§ GIVEN EXERCISE
Skipping all pictures, set down the lines of the listing from the first through the one with "Arial, Helvetica, sans-serif';".

§ DATA BLOCK
****************************************
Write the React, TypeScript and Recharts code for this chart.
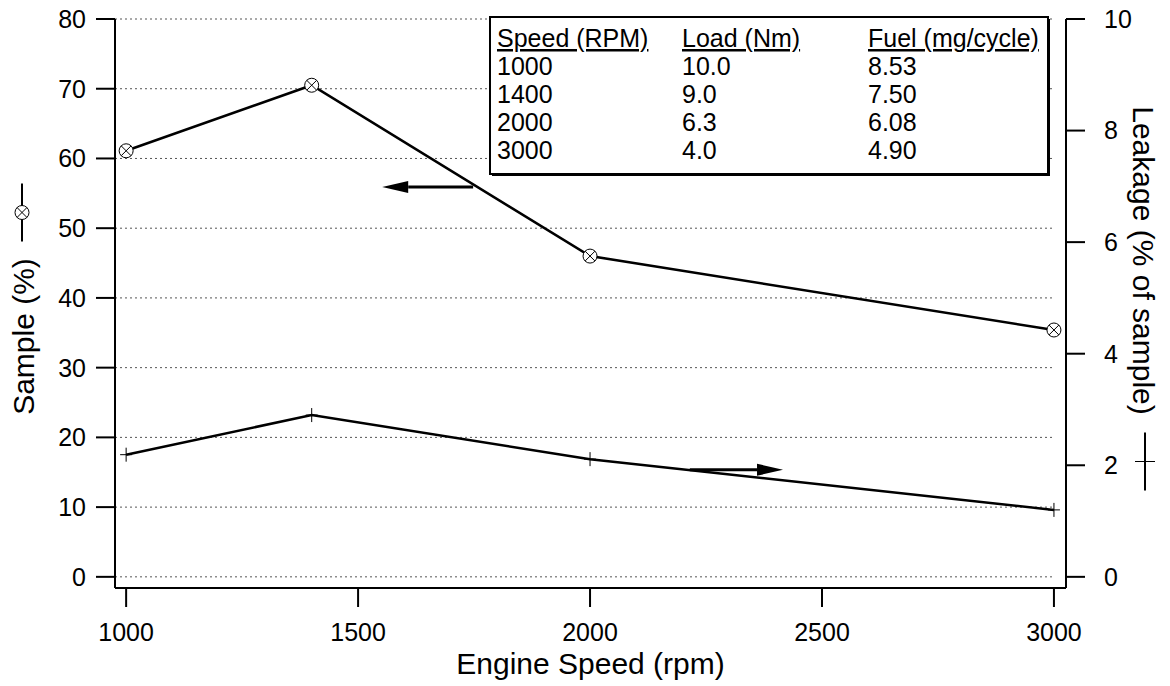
import React from 'react';
import { ComposedChart, Line, XAxis, YAxis, ReferenceLine } from 'recharts';

const FONT = '"Liberation Sans", Arial, Helvetica, sans-serif';

// measured points
const speeds = [1000, 1400, 2000, 3000];
const samplePct = [61.1, 70.5, 46.0, 35.4];
const leakagePct = [2.19, 2.9, 2.11, 1.2];

const xTicks = [1000, 1500, 2000, 2500, 3000];
const sampleTicks = [0, 10, 20, 30, 40, 50, 60, 70, 80];
const leakageTicks = [0, 2, 4, 6, 8, 10];

// operating point table
const tableHeader = ['Speed (RPM)', 'Load (Nm)', 'Fuel (mg/cycle)'];
const tableSpeed = ['1000', '1400', '2000', '3000'];
const tableLoad = ['10.0', '9.0', '6.3', '4.0'];
const tableFuel = ['8.53', '7.50', '6.08', '4.90'];

// arrows pointing to the axis each curve belongs to (data units)
const sampleArrow = { from: 1748, to: 1552, y: 55.9 };
const leakageArrow = { from: 2215, to: 2416, y: 1.92 };

const X_DOMAIN: [number, number] = [976, 3026];

const data = speeds.map((s, i) => ({ speed: s, sample: samplePct[i], leakage: leakagePct[i] }));

const CrossCircle = (props: any) => {
  const { cx, cy, index } = props;
  if (cx == null || cy == null) return <g key={`s${index}`} />;
  const d = 4.9;
  return (
    <g key={`s${index}`}>
      <circle cx={cx} cy={cy} r={7} fill="white" stroke="#000" strokeWidth={1} />
      <line x1={cx - d} y1={cy - d} x2={cx + d} y2={cy + d} stroke="#000" strokeWidth={1} />
      <line x1={cx - d} y1={cy + d} x2={cx + d} y2={cy - d} stroke="#000" strokeWidth={1} />
    </g>
  );
};

const PlusMark = (props: any) => {
  const { cx, cy, index } = props;
  if (cx == null || cy == null) return <g key={`l${index}`} />;
  return (
    <g key={`l${index}`}>
      <line x1={cx - 6} y1={cy} x2={cx + 6} y2={cy} stroke="#000" strokeWidth={1} />
      <line x1={cx} y1={cy - 7} x2={cx} y2={cy + 7} stroke="#000" strokeWidth={1} />
    </g>
  );
};

const Arrow = (props: any) => {
  const { x1, y1, x2, y2 } = props;
  const dir = x2 > x1 ? 1 : -1;
  const head = 26;
  const baseX = x2 - dir * head;
  return (
    <g>
      <line x1={x1} y1={y1} x2={baseX} y2={y2} stroke="#000" strokeWidth={3} />
      <polygon points={`${x2},${y2} ${baseX},${y2 - 6} ${baseX},${y2 + 6}`} fill="#000" />
    </g>
  );
};

const LeftTitle = (props: any) => {
  const vb = props.viewBox || { x: 0, y: 19, width: 115, height: 569 };
  const mid = vb.y + vb.height / 2;
  const tx = 34;
  const ty = mid + 33;
  const sy = mid - 91;
  return (
    <g>
      <text
        x={tx}
        y={ty}
        transform={`rotate(-90, ${tx}, ${ty})`}
        textAnchor="middle"
        fontSize={30}
        fontFamily={FONT}
        fill="#000"
      >
        Sample (%)
      </text>
      <line x1={22} y1={sy - 29} x2={22} y2={sy + 29} stroke="#000" strokeWidth={2} />
      <circle cx={22} cy={sy} r={7} fill="white" stroke="#000" strokeWidth={1} />
      <line x1={17.1} y1={sy - 4.9} x2={26.9} y2={sy + 4.9} stroke="#000" strokeWidth={1} />
      <line x1={17.1} y1={sy + 4.9} x2={26.9} y2={sy - 4.9} stroke="#000" strokeWidth={1} />
    </g>
  );
};

const RightTitle = (props: any) => {
  const vb = props.viewBox || { x: 1066, y: 19, width: 104, height: 569 };
  const mid = vb.y + vb.height / 2;
  const tx = vb.x + 67;
  const ty = mid - 43;
  const sx = vb.x + 79;
  const sy = mid + 158;
  return (
    <g>
      <text
        x={tx}
        y={ty}
        transform={`rotate(90, ${tx}, ${ty})`}
        textAnchor="middle"
        fontSize={30}
        fontFamily={FONT}
        fill="#000"
      >
        Leakage (% of sample)
      </text>
      <line x1={sx} y1={sy - 29} x2={sx} y2={sy + 29} stroke="#000" strokeWidth={2} />
      <line x1={sx - 10} y1={sy} x2={sx + 10} y2={sy} stroke="#000" strokeWidth={1} />
    </g>
  );
};

const BottomTitle = (props: any) => {
  const vb = props.viewBox || { x: 115, y: 588, width: 951, height: 98 };
  return (
    <text
      x={vb.x + vb.width / 2}
      y={vb.y + 86}
      textAnchor="middle"
      fontSize={30}
      fontFamily={FONT}
      fill="#000"
    >
      Engine Speed (rpm)
    </text>
  );
};

const InfoTable = () => {
  const cols = [497, 682, 868];
  const rowY = [47, 75, 103, 131, 159];
  const columns = [tableSpeed, tableLoad, tableFuel];
  return (
    <svg
      width={1170}
      height={686}
      style={{ position: 'absolute', left: 0, top: 0, pointerEvents: 'none' }}
    >
      <rect x={492} y={19} width={558} height={157} fill="#000" />
      <rect x={490} y={17} width={558} height={157} fill="#fff" stroke="#000" strokeWidth={2} />
      {tableHeader.map((h, i) => (
        <text
          key={h}
          x={cols[i]}
          y={rowY[0]}
          fontSize={25}
          fontFamily={FONT}
          fill="#000"
          style={{ textDecoration: 'underline' }}
        >
          {h}
        </text>
      ))}
      {columns.map((col, c) =>
        col.map((v, r) => (
          <text key={`${c}-${r}`} x={cols[c]} y={rowY[r + 1]} fontSize={25} fontFamily={FONT} fill="#000">
            {v}
          </text>
        ))
      )}
    </svg>
  );
};

const axisStyle = { stroke: '#000', strokeWidth: 2 };
const tickStyle = { fontSize: 25, fill: '#000', fontFamily: FONT };

export default function App() {
  return (
    <div style={{ position: 'absolute', left: 0, top: 0, width: 1170, height: 686, background: '#fff' }}>
      <ComposedChart width={1170} height={686} data={data} margin={{ top: 19, right: 0, bottom: 0, left: 0 }}>
        <XAxis
          dataKey="speed"
          type="number"
          domain={X_DOMAIN}
          allowDataOverflow
          ticks={xTicks}
          interval={0}
          height={98}
          tickSize={19}
          tickMargin={16}
          axisLine={axisStyle}
          tickLine={axisStyle}
          tick={tickStyle}
          label={<BottomTitle />}
        />
        <YAxis
          yAxisId="left"
          orientation="left"
          type="number"
          domain={[-1.6, 80]}
          allowDataOverflow
          ticks={sampleTicks}
          interval={0}
          width={115}
          tickSize={19}
          tickMargin={10}
          axisLine={axisStyle}
          tickLine={axisStyle}
          tick={tickStyle}
          label={<LeftTitle />}
        />
        <YAxis
          yAxisId="right"
          orientation="right"
          type="number"
          domain={[-0.2, 10]}
          allowDataOverflow
          ticks={leakageTicks}
          interval={0}
          width={104}
          tickSize={19}
          tickMargin={19}
          axisLine={axisStyle}
          tickLine={axisStyle}
          tick={tickStyle}
          label={<RightTitle />}
        />
        {sampleTicks.map((t) => (
          <ReferenceLine
            key={`g${t}`}
            yAxisId="left"
            segment={[
              { x: X_DOMAIN[0], y: t },
              { x: 3000, y: t },
            ]}
            stroke="#555"
            strokeWidth={1}
            strokeDasharray="2 3"
            ifOverflow="visible"
          />
        ))}
        <ReferenceLine
          yAxisId="left"
          segment={[
            { x: sampleArrow.from, y: sampleArrow.y },
            { x: sampleArrow.to, y: sampleArrow.y },
          ]}
          shape={Arrow}
          ifOverflow="visible"
        />
        <ReferenceLine
          yAxisId="right"
          segment={[
            { x: leakageArrow.from, y: leakageArrow.y },
            { x: leakageArrow.to, y: leakageArrow.y },
          ]}
          shape={Arrow}
          ifOverflow="visible"
        />
        <Line
          yAxisId="left"
          dataKey="sample"
          type="linear"
          stroke="#000"
          strokeWidth={2.5}
          dot={CrossCircle}
          activeDot={false}
          isAnimationActive={false}
        />
        <Line
          yAxisId="right"
          dataKey="leakage"
          type="linear"
          stroke="#000"
          strokeWidth={2.5}
          dot={PlusMark}
          activeDot={false}
          isAnimationActive={false}
        />
      </ComposedChart>
      <InfoTable />
    </div>
  );
}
****************************************
§ FINISHED TASK
Write the React, TypeScript and Recharts code for this chart.
import React from 'react';
import { ComposedChart, Line, XAxis, YAxis, ReferenceLine } from 'recharts';

const FONT = '"Liberation Sans", Arial, Helvetica, sans-serif';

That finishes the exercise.